Non si può affrontare un tema come quello dell’affidamento dei bambini e nello specifico dei bambini con sindrome di Down senza guardare le due facce della medaglia: da una parte chi accoglie quei bambini non voluti, dall’altra chi decide di non poter intraprendere con quel figlio una strada di vita.
Dietro l’abbandono si celano storie uniche. Problemi e pensieri possono attanagliare i futuri genitori ma chiedere aiuto è possibile.
Elisa Facondini lavora all’Ospedale “Infermi” di Rimini, UO Ostetricia-Ginecologia. Il suo compito è sostenere psicologicamente i futuri genitori al momento della diagnosi prenatale, anche nel caso della diagnosi di un bambino con sindrome di Down.
“Le situazioni sono tutte diverse. – ci spiega la dottoressa – Per quel che mi riguarda sono rari i casi che ho incontrato durante la mia attività professionale relativi all’affido di bambini con sindrome di Down. Un caso su tutti: mi trovai davanti a dei genitori profondamente in difficoltà per la diagnosi post-natale di sindrome di Down del neonato. La situazione per la coppia era molto complessa anche da un punto di vista culturale, visto che nel loro paese di origine questo tipo di caratteristiche genetiche vengono rifiutate fino all’abbandono del bambino. Sotto loro richiesta, insieme alla neonatologa, abbiamo provveduto ad indicargli la strada dell’affido, secondo le regole imposte dalla legge. Inoltre abbiamo convinto i genitori a partecipare ad una serie di incontri di sostegno psicologico per superare lo stato di prostrazione.

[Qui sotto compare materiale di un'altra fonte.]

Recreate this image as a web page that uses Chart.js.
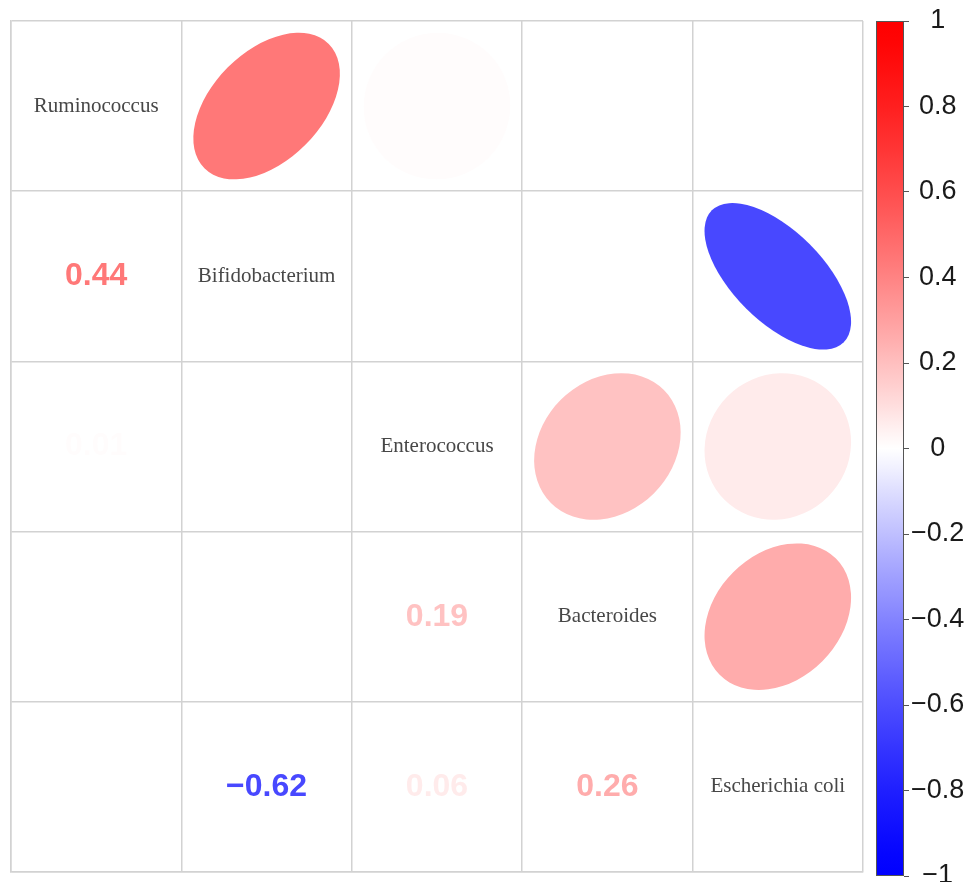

Alla fine del percorso i genitori hanno accettato lo stato del figlio e hanno chiesto aiuto ai servizi territoriali dell’Ausl per poter tenere con loro il bambino”.
Ma questo è un caso molto particolare, perché la maggior parte delle volte si tratta di diagnosi pre-natali. “In questo caso i genitori hanno bisogno di valutare quale sia la strada migliore da intraprendere. Vengono assistiti dentro l’ospedale da un’equipe multidisciplinare. Se è vero che nel momento della comunicazione c’è il trauma è altrettanto vero che ci si può prendere un periodo per riflettere, naturalmente rispettando i tempi di una possibile interruzione volontaria di gravidanza”.
Difficile fare casistica, difficile disegnare un profilo ma “orientativamente posso dire che sono molto meno della metà le coppie che portano avanti la gravidanza dopo aver saputo della malattia del figlio”. Poche quelle che decidono di affidare il loro piccolo. Ci sono elementi che orientano una scelta piuttosto che un’altra? Quali sono i timori più grandi?
“Ogni protagonista reagisce diversamente a seconda della propria storia personale, delle sue rappresentazioni interiori dei miti familiari, dei passati traumi sopiti e più in generale sulla base delle sue credenze religiose o convinzioni personali. La presenza già di un figlio è uno dei fattori più importanti che i genitori valutano prima di scegliere tra interrompere la gravidanza o proseguirla con o senza ipotesi di affido.
Indipendentemente dall’esito queste decisioni sono per la famiglia difficili da prendere, ma una buona organizzazione del supporto e della collaborazione con l’équipe multidisciplinare aiuta almeno a creare quel senso di protezione che rasserena nel momento della scelta”.